We need to put it on a rope attached to the bong, so it can't be dropped. Apparently, you need a stem safety leash.
Let us do this. Tomorrow night is thirsty Thursday. Let us drink whiskey from the bottle and have men in plastic gloves inscribe permanent images of each others faces onto our buttocks.
I knew this night was headed for bad when I was drinking cherry bombs out of a sippy cup in the shower
This is what you sent me from the other side of the pool, "Idk but thers a pool n l wanna get naked take off my trunks ill paddle with my dick"
I am literally drinking 7 day old water and looking for snacks in my room so I won't have to go in the hall and see roommate, because we accidentally banged last night. Please bring over some chicken and plan b.
So I was putting on a condom and looked to my right to not make eye contact, she said did you just look at the American flag while putting that on. I said this one's for Team USA.
It's 10:15 on a Wednesday night and my dick is covered in pop rocks. How's your Wednesday going?

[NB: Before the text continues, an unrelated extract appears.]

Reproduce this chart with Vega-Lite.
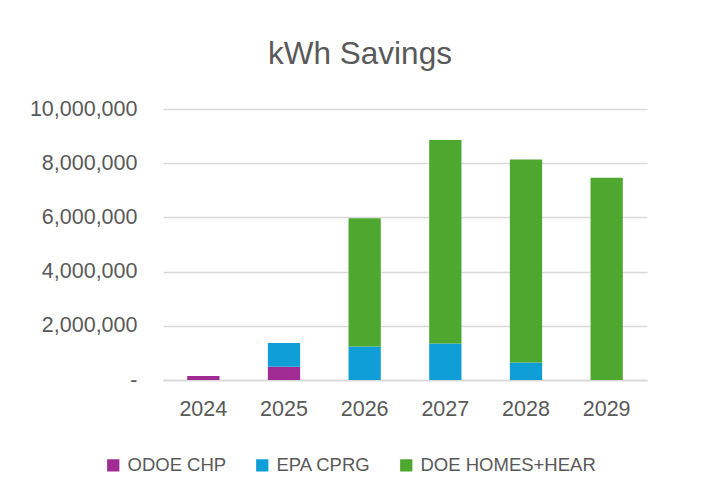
{
  "$schema": "https://vega.github.io/schema/vega-lite/v6.json",
  "width": 484,
  "height": 271,
  "autosize": {"type": "none"},
  "padding": {"left": 163, "top": 109, "right": 58, "bottom": 117},
  "background": "white",
  "title": {
    "text": "kWh Savings",
    "anchor": "middle",
    "dx": -45,
    "offset": 3,
    "baseline": "alphabetic",
    "font": "Liberation Sans",
    "fontSize": 31.5,
    "fontWeight": "normal",
    "color": "#595959"
  },
  "data": {
    "values": [
      {"year": "2024", "program": "ODOE CHP", "kwh": 150000, "ord": 1},
      {"year": "2025", "program": "ODOE CHP", "kwh": 490000, "ord": 1},
      {"year": "2025", "program": "EPA CPRG", "kwh": 875000, "ord": 2},
      {"year": "2026", "program": "EPA CPRG", "kwh": 1240000, "ord": 2},
      {"year": "2026", "program": "DOE HOMES+HEAR", "kwh": 4730000, "ord": 3},
      {"year": "2027", "program": "EPA CPRG", "kwh": 1350000, "ord": 2},
      {"year": "2027", "program": "DOE HOMES+HEAR", "kwh": 7510000, "ord": 3},
      {"year": "2028", "program": "EPA CPRG", "kwh": 650000, "ord": 2},
      {"year": "2028", "program": "DOE HOMES+HEAR", "kwh": 7490000, "ord": 3},
      {"year": "2029", "program": "DOE HOMES+HEAR", "kwh": 7460000, "ord": 3}
    ]
  },
  "mark": {"type": "bar"},
  "encoding": {
    "x": {
      "field": "year",
      "type": "ordinal",
      "scale": {"paddingInner": 0.6, "paddingOuter": 0.3},
      "axis": {
        "title": null,
        "labelAngle": 0,
        "ticks": false,
        "domain": true,
        "domainColor": "#D9D9D9",
        "domainWidth": 1.5,
        "labelPadding": 18,
        "labelFont": "Liberation Sans",
        "labelFontSize": 21.5,
        "labelColor": "#595959"
      }
    },
    "y": {
      "field": "kwh",
      "type": "quantitative",
      "aggregate": "sum",
      "stack": "zero",
      "scale": {"domain": [0, 10000000], "nice": false},
      "axis": {
        "title": null,
        "values": [0, 2000000, 4000000, 6000000, 8000000, 10000000],
        "labelExpr": "datum.value == 0 ? '-\u00a0\u00a0\u00a0' : format(datum.value, ',')",
        "ticks": false,
        "domain": false,
        "grid": true,
        "gridColor": "#D9D9D9",
        "gridWidth": 1.5,
        "labelPadding": 26,
        "labelFont": "Liberation Sans",
        "labelFontSize": 21.5,
        "labelColor": "#595959"
      }
    },
    "color": {
      "field": "program",
      "type": "nominal",
      "scale": {
        "domain": ["ODOE CHP", "EPA CPRG", "DOE HOMES+HEAR"],
        "range": ["#A02B93", "#0F9ED5", "#4EA72E"]
      },
      "legend": {
        "title": null,
        "orient": "none",
        "direction": "horizontal",
        "legendX": -59,
        "legendY": 347,
        "symbolType": "square",
        "symbolSize": 150,
        "symbolStrokeWidth": 0,
        "symbolOpacity": 1,
        "columnPadding": 26,
        "labelOffset": 5,
        "labelLimit": 400,
        "labelFont": "Liberation Sans",
        "labelFontSize": 18.5,
        "labelColor": "#595959",
        "padding": 0
      }
    },
    "order": {"field": "ord", "type": "quantitative"}
  },
  "config": {
    "view": {"stroke": null}
  }
}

I mean, you've seen me eat pizza, sober, out of a garbage can, and yet I refuse to go eat at that place. Just sayin....
I need to get off of her emotional roller coaster. I've been on it for a fucking year and I've been throwing up the entire time.
I'm a lady who knows what she wants in life, and that's uncommitted dick.
How did i spend $200 last night?
Every time you went to get me a drink, you also came back with shots. Then you fell down the steps.